学ぶべきことは、求めることなく、著われることのない在り方だけである。

求めることがなければ心は生起せず、著われることがなければ心は消滅せぬ。

その不生不滅こそが仏にほかならぬ。」

と説かれています。

この不生不滅こそが仏、即ち盤珪禅師は仏心と説かれたのでした。

盤珪禅師は、

「人々皆おやのうみ附てたもったは、仏心ひとつでござる。

其仏心は不生にして、霊明なものに極りました。

不生な物なれば、不滅なものとはいふに及ばぬゆへに、身どもは不滅とも申さぬ。
仏心は不生なが仏心で、一切事は不生の仏心で調ひまするわひの。」

生じないのですから、滅するということはあり得ないので、盤珪禅師は不滅ということはいわなくてもいいと仰せになっているのです。

不生の仏心のままで暮らしなさいと盤珪禅師は、説かれたのですが、これが黄檗禅師の仰る「求めることなく、著われることのない在り方だけ」ということになります。

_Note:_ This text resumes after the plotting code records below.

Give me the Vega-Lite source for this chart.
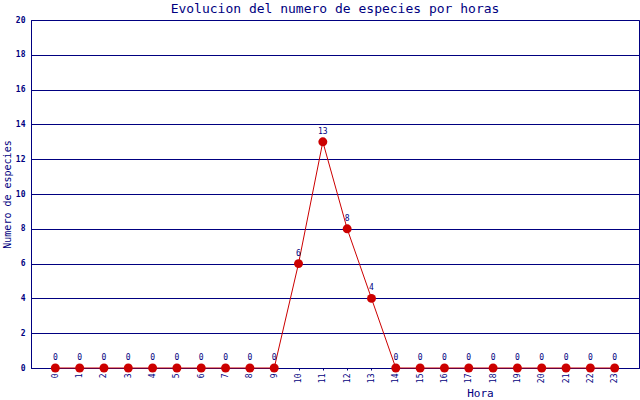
{
  "$schema": "https://vega.github.io/schema/vega-lite/v6.json",
  "autosize": "none",
  "width": 608,
  "height": 348,
  "padding": {"left": 31, "top": 20, "right": 1, "bottom": 32},
  "background": "white",
  "title": {
    "text": "Evolucion del numero de especies por horas",
    "font": "DejaVu Sans Mono",
    "fontSize": 13,
    "fontWeight": "normal",
    "color": "#000080",
    "anchor": "middle",
    "offset": 0
  },
  "data": {
    "values": [
      {"hora": 0, "n": 0}, {"hora": 1, "n": 0}, {"hora": 2, "n": 0},
      {"hora": 3, "n": 0}, {"hora": 4, "n": 0}, {"hora": 5, "n": 0},
      {"hora": 6, "n": 0}, {"hora": 7, "n": 0}, {"hora": 8, "n": 0},
      {"hora": 9, "n": 0}, {"hora": 10, "n": 6}, {"hora": 11, "n": 13},
      {"hora": 12, "n": 8}, {"hora": 13, "n": 4}, {"hora": 14, "n": 0},
      {"hora": 15, "n": 0}, {"hora": 16, "n": 0}, {"hora": 17, "n": 0},
      {"hora": 18, "n": 0}, {"hora": 19, "n": 0}, {"hora": 20, "n": 0},
      {"hora": 21, "n": 0}, {"hora": 22, "n": 0}, {"hora": 23, "n": 0}
    ]
  },
  "encoding": {
    "x": {
      "field": "hora",
      "type": "ordinal",
      "scale": {"type": "point", "padding": 1},
      "axis": {
        "title": "Hora",
        "titleX": 449,
        "titleY": 28,
        "titleAnchor": null,
        "titleAlign": "center",
        "titleBaseline": "alphabetic",
        "titleFont": "DejaVu Sans Mono",
        "titleFontSize": 11,
        "titleFontWeight": "normal",
        "titleColor": "#000080",
        "labelAngle": -90,
        "labelFont": "DejaVu Sans Mono",
        "labelFontSize": 8,
        "labelColor": "#000080",
        "labelPadding": 3,
        "tickSize": 2,
        "tickColor": "#000080",
        "domainColor": "#000080",
        "grid": false
      }
    },
    "y": {
      "field": "n",
      "type": "quantitative",
      "scale": {"domain": [0, 20], "nice": false},
      "axis": {
        "title": "Numero de especies",
        "titleFont": "DejaVu Sans Mono",
        "titleFontSize": 10,
        "titleFontWeight": "normal",
        "titleColor": "#000080",
        "titlePadding": 3,
        "values": [0, 2, 4, 6, 8, 10, 12, 14, 16, 18, 20],
        "labelFont": "DejaVu Sans Mono",
        "labelFontSize": 8,
        "labelFontWeight": "bold",
        "labelColor": "#000080",
        "labelPadding": 6,
        "ticks": false,
        "domainColor": "#000080",
        "grid": true,
        "gridColor": "#000080",
        "gridOpacity": 1,
        "gridWidth": 1
      }
    }
  },
  "layer": [
    {"mark": {"type": "line", "color": "#cc0000", "strokeWidth": 1}},
    {"mark": {"type": "point", "filled": true, "color": "#cc0000", "opacity": 1, "size": 80}},
    {
      "mark": {"type": "text", "dy": -10, "font": "DejaVu Sans Mono", "fontSize": 8, "color": "#000080"},
      "encoding": {"text": {"field": "n", "type": "quantitative"}}
    }
  ],
  "config": {
    "view": {"stroke": "#000080", "strokeWidth": 1}
  }
}
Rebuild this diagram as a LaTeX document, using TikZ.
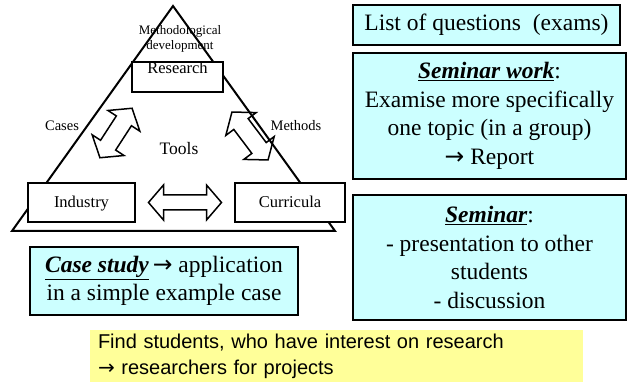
\documentclass[tikz,border=0pt]{standalone}
\usepackage{fontspec}
\setmainfont{Liberation Serif}
\newfontfamily\arialfont{Liberation Sans}
\newfontfamily\arrowfont{DejaVu Sans}
\newcommand{\ra}{{\arrowfont →}}
\usetikzlibrary{calc}
\definecolor{boxcyan}{HTML}{CCFFFF}
\definecolor{noteyellow}{HTML}{FFFF99}
\tikzstyle{triline} = [draw=black, line width=2pt, line join=miter]
\tikzstyle{corner} = [rectangle, draw=black, line width=2pt, fill=white, inner sep=0pt, text height=25pt, text depth=14pt, anchor=base, font=\fontsize{16.5}{18}\selectfont]
\tikzstyle{sidetext} = [anchor=base, font=\fontsize{14.5}{16}\selectfont]
\tikzstyle{infobox} = [rectangle, draw=black, line width=2pt, fill=boxcyan, align=center, inner sep=0pt, font=\fontsize{23.5}{28.5}\selectfont]
\tikzstyle{hollowarrow} = [draw=black, line width=1.5pt, line join=miter]
% hollow double arrow: centre, angle, length, half shaft, half head
\newcommand{\fatarrow}[5]{%
  \begin{scope}[shift={#1}, rotate=#2]
    \draw[hollowarrow] (-#3/2,0) -- (-#3/2+15,#5) -- (-#3/2+15,#4) -- (#3/2-15,#4) -- (#3/2-15,#5) -- (#3/2,0)
      -- (#3/2-15,-#5) -- (#3/2-15,-#4) -- (-#3/2+15,-#4) -- (-#3/2+15,-#5) -- cycle;
  \end{scope}}

\begin{document}
\begin{tikzpicture}[x=1pt, y=-1pt]
\useasboundingbox (0,0) rectangle (627,382);

% triangle
\coordinate (apex) at (173,6);
\coordinate (lefttip) at (12,231);
\coordinate (righttip) at (335,231);
\draw[triline] (apex) -- (lefttip) -- (righttip) -- cycle;

\node (research) [corner, text height=12pt, text depth=18pt, minimum width=91pt] at (177.5,74) {Research};
\node (industry) [corner, minimum width=107pt] at (81.5,208) {Industry};
\node (curricula) [corner, minimum width=110pt] at (290,208) {Curricula};

\node (methdev) [align=center, font=\fontsize{13}{14.5}\selectfont] at (180,39) {Methodological\\development};
\node (tools) [anchor=base, font=\fontsize{17.5}{20}\selectfont] at (179,155) {Tools};
\node (cases) [sidetext] at (62,131) {Cases};
\node (methods) [sidetext] at (296,131) {Methods};

\fatarrow{($(industry.east)!0.5!(curricula.west)$)}{0}{73}{7.5}{17.5}
\fatarrow{(116,133)}{57}{59}{9}{19}
\fatarrow{(250,136)}{-53}{60}{9}{19}

% boxes on the right
\node (questions) [infobox, minimum width=267pt, minimum height=40pt] at (486.5,25) {List of questions\ \ (exams)};
\node (semwork) [infobox, minimum width=273pt, minimum height=126pt] at (489.5,116)
  {\underline{\textbf{\textit{Seminar work}}}:\\Examise more specifically\\one topic (in a group)\\\ra\ Report};
\node (seminar) [infobox, minimum width=273pt, minimum height=125pt] at (489.5,257.5)
  {\underline{\textbf{\textit{Seminar}}}:\\- presentation to other\\students\\- discussion};
\node (casestudy) [infobox, minimum width=268pt, minimum height=68pt] at (164,281)
  {\underline{\textbf{\textit{Case study}}}\,\ra\ application\\in a simple example case};

\node (students) [rectangle, fill=noteyellow, minimum width=493pt, minimum height=52pt, text width=477pt, inner xsep=8pt, align=left, font=\arialfont\fontsize{20}{26}\selectfont] at (336.5,356)
  {Find students, who have interest on research\\\ra\ researchers for projects};
\end{tikzpicture}
\end{document}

更に『伝心法要』には、この不生の仏心が詳しく説かれています。

こちらも入谷先生の現代語訳を参照します。

「この心に具わる霊覚の本性は、初めなき永劫の昔から虚空と同じ齢を保ちつつ、生まれたこともなく、滅びたこともなく、存在としてあることもなく、非存在としても規定されず、汚れもせず、清浄ともならず、音を響かせもせず、静まりかえりもせず、若くもなければ年も取らず、方向もなく位置もなく、内もなく外もなく、計量すべくもなく、また形貌をいうべくもなく、色もなければ音もなく、探し当てようもなく尋ねようもなく、知的な認識では役に立たず、言葉による定着もできず、対象として把えられもせず、こちらからの働きかけも届かない。

もろもろの仏とボサツと、そして一切の生きとし生けるものとは、みなともにこの偉大なる悟り=ネハンの本性を共有している。

その本性こそは心にほかならず、その心は仏にほかならず、その仏は法にほかならぬ。

ただの一念でも真実の法を外れれば、一切は妄想となる。

といっても、ある設定された心でもってさらに心を求めてはならぬし、ある設定された仏を手がかりにしてさらに仏を求めてはならぬし、また、ある設定された法を足場にしてさらに法を求めてはならない。

だから、真の修道者は、ずばりそのままに無心となって、体で合一するだけである。

もし、そこにチラリとでも心の志向が働けば、そのとたんに的はずれである。」

というのであります。

まさしく盤珪禅師が

「心上に心を生じ、不生にならうとするは、誤なり。」と仰せの通りなのです。

また盤珪禅師が、「うすひき歌」で

「不生不滅のこの心なれば 地水火風はかりの宿
生まれ来たりしいにしえ問えば 何も思わぬこの心
来たる如くに心を持てば じきにこの身が生如来
よきもあしきも思いしことは おのがこの身のある故ぞ」

と詠っておられる通りであります。

この辺の消息を『伝心法要』では、

「およそ人が命の終ろうとする時には、おのが肉体を構成する五蘊はみな実体なきものであり、四大には自我はなく、ただ本源の真心のみは姿かたちをもたずに、去ることも来ることもなく、わが身が生まれた時にそのもの自体が宿り来たったのでもなく、わが命果てる時にそのもの自体が離れ去るのでもないと諦観すれば、その人の境地は円かな静寂のなかに安らいで、心と境とは一つになるであろう。」と
説かれています。

この身は、地水火風という四つの元素が集まった仮の宿にすぎず、その大本に、生じることも滅することもない仏心が変わらずにあり続けているというのであります。

盤珪禅師は、唐代の禅僧たちの語録を学んで、このように説法されたのではなく、ただひたすら坐禅修行して「一切は不生で調う」と気がついて、その体験から自在に独自の言葉で説法されたのでした。

その説法が期せずして唐代の禅僧達の説かれたところと一致しているのであります。